_What you have to do_
From the line with "Convert this diagram to TikZ code." to the line with "(fpcm) at (897.5,291)", both included, repeat each line exactly and leave out the pictures.
## Begin
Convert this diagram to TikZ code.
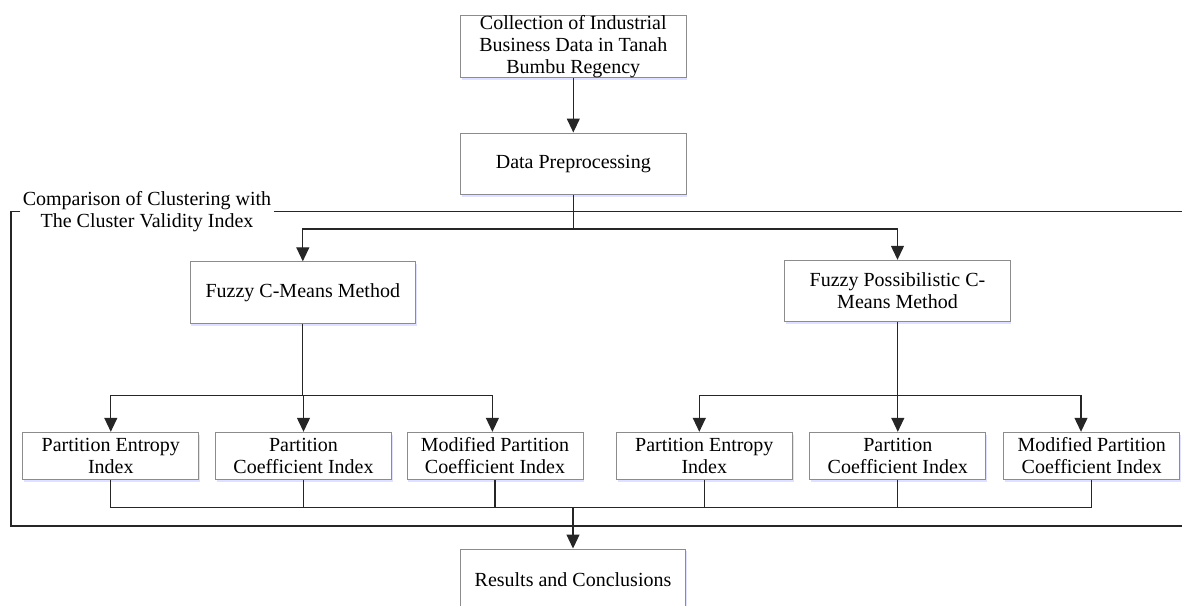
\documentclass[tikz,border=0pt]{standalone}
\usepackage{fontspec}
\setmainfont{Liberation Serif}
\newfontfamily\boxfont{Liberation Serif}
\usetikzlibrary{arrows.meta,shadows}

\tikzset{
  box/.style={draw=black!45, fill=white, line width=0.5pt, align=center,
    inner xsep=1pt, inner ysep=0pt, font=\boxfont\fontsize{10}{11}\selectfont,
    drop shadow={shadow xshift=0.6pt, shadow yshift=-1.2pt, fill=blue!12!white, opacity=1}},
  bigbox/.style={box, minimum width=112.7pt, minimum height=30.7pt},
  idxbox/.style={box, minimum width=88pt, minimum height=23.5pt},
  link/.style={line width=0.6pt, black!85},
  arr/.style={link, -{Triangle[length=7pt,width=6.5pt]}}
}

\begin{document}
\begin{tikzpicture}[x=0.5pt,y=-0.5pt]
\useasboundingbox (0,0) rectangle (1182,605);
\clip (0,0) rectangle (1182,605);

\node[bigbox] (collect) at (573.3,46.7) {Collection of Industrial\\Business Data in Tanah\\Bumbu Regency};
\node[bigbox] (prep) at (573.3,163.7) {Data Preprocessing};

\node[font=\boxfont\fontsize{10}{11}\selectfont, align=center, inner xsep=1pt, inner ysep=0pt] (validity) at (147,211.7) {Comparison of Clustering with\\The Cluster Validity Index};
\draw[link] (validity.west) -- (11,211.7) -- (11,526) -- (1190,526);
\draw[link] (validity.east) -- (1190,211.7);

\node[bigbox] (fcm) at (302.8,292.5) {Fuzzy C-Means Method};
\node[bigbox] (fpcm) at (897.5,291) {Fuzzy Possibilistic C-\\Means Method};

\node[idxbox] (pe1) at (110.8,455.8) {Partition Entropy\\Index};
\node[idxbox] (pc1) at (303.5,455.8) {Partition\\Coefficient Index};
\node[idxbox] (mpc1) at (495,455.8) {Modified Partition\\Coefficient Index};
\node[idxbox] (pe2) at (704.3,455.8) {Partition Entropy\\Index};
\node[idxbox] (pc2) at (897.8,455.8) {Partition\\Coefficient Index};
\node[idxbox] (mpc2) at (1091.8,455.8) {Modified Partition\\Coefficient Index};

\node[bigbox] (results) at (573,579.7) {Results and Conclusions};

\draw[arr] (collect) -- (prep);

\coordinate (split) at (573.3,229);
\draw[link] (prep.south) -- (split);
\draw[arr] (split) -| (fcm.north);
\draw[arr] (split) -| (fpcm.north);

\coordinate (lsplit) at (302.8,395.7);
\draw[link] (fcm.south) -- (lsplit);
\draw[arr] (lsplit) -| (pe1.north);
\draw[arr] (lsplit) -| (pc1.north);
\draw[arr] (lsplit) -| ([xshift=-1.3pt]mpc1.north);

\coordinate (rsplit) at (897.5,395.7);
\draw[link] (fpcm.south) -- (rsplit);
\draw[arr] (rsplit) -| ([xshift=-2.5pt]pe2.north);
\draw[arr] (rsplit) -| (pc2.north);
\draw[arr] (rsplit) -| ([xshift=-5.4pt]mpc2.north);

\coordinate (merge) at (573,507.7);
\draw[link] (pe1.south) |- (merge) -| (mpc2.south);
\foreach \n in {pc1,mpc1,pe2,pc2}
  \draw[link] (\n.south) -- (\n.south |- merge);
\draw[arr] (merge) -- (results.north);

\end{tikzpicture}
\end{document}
## End
## Begin
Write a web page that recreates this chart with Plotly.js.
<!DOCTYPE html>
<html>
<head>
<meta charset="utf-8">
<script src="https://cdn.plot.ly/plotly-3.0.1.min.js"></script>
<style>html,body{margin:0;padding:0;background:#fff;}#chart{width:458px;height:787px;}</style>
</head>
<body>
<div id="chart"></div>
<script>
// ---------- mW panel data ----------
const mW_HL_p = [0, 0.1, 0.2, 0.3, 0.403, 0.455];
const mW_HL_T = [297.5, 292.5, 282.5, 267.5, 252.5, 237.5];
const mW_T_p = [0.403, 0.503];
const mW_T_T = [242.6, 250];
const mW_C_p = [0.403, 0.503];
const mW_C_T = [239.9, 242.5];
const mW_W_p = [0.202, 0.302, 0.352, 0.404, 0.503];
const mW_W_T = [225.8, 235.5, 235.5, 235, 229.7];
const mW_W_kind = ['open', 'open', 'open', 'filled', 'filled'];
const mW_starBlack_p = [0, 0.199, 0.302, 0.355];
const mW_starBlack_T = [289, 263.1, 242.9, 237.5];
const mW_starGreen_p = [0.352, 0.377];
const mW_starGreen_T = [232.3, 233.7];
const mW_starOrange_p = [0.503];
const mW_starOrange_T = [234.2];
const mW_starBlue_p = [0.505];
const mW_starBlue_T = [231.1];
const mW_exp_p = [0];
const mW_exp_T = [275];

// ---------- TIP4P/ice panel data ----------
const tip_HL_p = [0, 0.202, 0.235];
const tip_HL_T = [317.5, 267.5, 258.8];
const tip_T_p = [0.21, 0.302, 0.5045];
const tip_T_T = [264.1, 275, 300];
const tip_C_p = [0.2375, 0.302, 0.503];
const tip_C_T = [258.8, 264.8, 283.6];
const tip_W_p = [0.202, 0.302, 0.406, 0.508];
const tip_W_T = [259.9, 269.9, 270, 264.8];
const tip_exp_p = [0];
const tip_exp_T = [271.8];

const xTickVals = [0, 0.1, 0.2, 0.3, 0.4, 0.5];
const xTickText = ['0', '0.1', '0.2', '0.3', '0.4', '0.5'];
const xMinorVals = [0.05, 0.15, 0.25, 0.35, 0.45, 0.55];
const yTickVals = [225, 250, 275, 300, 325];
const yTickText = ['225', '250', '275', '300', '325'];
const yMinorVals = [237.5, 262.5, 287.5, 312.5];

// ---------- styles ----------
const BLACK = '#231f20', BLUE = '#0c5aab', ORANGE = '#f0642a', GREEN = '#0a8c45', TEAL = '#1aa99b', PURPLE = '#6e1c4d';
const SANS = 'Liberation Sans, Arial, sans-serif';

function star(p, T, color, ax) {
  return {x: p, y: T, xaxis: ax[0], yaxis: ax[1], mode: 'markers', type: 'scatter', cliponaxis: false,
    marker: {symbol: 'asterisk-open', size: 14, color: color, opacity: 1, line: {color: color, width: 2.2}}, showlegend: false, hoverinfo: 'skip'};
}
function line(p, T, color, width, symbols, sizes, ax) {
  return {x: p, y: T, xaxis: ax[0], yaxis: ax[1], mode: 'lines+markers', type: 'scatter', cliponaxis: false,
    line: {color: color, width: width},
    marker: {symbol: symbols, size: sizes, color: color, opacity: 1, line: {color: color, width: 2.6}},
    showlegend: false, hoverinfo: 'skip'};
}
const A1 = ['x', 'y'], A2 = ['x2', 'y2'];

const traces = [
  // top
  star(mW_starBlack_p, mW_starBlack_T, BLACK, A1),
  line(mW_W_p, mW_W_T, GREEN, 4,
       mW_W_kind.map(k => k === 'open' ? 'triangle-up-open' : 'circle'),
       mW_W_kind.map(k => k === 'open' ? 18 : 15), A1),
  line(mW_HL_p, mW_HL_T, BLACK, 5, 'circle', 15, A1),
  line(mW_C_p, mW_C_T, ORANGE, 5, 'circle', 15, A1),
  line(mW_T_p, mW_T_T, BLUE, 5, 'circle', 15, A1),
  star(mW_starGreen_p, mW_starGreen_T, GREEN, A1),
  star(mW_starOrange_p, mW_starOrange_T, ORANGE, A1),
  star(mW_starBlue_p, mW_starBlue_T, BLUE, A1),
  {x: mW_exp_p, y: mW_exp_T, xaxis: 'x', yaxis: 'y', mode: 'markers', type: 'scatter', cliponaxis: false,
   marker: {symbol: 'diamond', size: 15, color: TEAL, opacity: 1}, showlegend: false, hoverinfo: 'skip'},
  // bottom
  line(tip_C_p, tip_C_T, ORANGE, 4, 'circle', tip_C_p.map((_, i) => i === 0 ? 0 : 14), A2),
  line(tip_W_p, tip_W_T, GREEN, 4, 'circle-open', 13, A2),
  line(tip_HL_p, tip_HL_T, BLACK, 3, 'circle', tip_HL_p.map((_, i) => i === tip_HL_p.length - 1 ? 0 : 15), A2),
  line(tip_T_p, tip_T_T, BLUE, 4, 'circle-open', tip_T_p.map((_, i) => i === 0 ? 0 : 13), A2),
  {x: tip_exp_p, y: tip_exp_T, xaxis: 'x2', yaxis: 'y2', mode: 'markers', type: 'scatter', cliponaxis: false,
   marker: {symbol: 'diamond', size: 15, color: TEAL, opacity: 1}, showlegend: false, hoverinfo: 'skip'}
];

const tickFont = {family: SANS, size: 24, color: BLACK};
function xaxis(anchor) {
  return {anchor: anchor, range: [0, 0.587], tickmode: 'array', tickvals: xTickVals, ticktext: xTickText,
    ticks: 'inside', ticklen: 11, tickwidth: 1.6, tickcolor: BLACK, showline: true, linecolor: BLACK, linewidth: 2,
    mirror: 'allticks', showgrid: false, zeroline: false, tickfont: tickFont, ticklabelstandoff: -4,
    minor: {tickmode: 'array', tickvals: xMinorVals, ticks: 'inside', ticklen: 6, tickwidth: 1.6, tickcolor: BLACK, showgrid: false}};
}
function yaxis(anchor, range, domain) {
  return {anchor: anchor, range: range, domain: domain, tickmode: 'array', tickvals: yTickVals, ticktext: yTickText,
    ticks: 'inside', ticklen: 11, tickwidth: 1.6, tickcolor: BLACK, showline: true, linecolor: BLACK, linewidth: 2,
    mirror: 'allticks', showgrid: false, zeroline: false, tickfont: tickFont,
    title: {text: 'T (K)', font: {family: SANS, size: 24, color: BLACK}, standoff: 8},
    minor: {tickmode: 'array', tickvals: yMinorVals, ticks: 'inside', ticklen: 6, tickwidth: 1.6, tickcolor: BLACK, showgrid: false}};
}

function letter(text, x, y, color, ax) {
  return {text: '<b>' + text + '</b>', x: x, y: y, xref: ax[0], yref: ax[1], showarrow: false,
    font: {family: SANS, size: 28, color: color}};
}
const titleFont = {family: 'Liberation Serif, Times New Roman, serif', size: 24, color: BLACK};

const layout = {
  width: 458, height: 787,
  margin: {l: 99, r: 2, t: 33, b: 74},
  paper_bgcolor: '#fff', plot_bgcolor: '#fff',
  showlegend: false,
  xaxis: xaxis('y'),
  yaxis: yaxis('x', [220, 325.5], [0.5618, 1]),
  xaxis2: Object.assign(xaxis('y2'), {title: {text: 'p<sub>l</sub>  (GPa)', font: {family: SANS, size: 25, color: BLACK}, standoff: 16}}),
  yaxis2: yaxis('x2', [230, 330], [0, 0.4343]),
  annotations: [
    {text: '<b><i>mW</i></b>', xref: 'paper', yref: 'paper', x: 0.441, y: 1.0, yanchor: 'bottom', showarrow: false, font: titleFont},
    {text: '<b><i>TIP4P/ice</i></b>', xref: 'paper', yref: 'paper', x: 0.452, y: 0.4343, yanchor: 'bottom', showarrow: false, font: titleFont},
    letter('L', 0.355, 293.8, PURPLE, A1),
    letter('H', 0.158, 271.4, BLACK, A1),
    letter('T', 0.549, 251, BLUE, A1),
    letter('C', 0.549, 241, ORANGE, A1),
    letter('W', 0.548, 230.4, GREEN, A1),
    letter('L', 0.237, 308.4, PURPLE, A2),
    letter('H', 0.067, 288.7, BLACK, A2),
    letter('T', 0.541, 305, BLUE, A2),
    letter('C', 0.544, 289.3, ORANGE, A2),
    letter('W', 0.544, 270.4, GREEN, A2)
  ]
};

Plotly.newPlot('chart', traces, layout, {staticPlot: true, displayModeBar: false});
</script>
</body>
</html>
## End
_Solution to this task_
Convert this diagram to TikZ code.
\documentclass[tikz,border=0pt]{standalone}
\usepackage{fontspec}
\setmainfont{Liberation Serif}
\newfontfamily\boxfont{Liberation Serif}
\usetikzlibrary{arrows.meta,shadows}

\tikzset{
  box/.style={draw=black!45, fill=white, line width=0.5pt, align=center,
    inner xsep=1pt, inner ysep=0pt, font=\boxfont\fontsize{10}{11}\selectfont,
    drop shadow={shadow xshift=0.6pt, shadow yshift=-1.2pt, fill=blue!12!white, opacity=1}},
  bigbox/.style={box, minimum width=112.7pt, minimum height=30.7pt},
  idxbox/.style={box, minimum width=88pt, minimum height=23.5pt},
  link/.style={line width=0.6pt, black!85},
  arr/.style={link, -{Triangle[length=7pt,width=6.5pt]}}
}

\begin{document}
\begin{tikzpicture}[x=0.5pt,y=-0.5pt]
\useasboundingbox (0,0) rectangle (1182,605);
\clip (0,0) rectangle (1182,605);

\node[bigbox] (collect) at (573.3,46.7) {Collection of Industrial\\Business Data in Tanah\\Bumbu Regency};
\node[bigbox] (prep) at (573.3,163.7) {Data Preprocessing};

\node[font=\boxfont\fontsize{10}{11}\selectfont, align=center, inner xsep=1pt, inner ysep=0pt] (validity) at (147,211.7) {Comparison of Clustering with\\The Cluster Validity Index};
\draw[link] (validity.west) -- (11,211.7) -- (11,526) -- (1190,526);
\draw[link] (validity.east) -- (1190,211.7);

\node[bigbox] (fcm) at (302.8,292.5) {Fuzzy C-Means Method};
\node[bigbox] (fpcm) at (897.5,291) {Fuzzy Possibilistic C-\\Means Method};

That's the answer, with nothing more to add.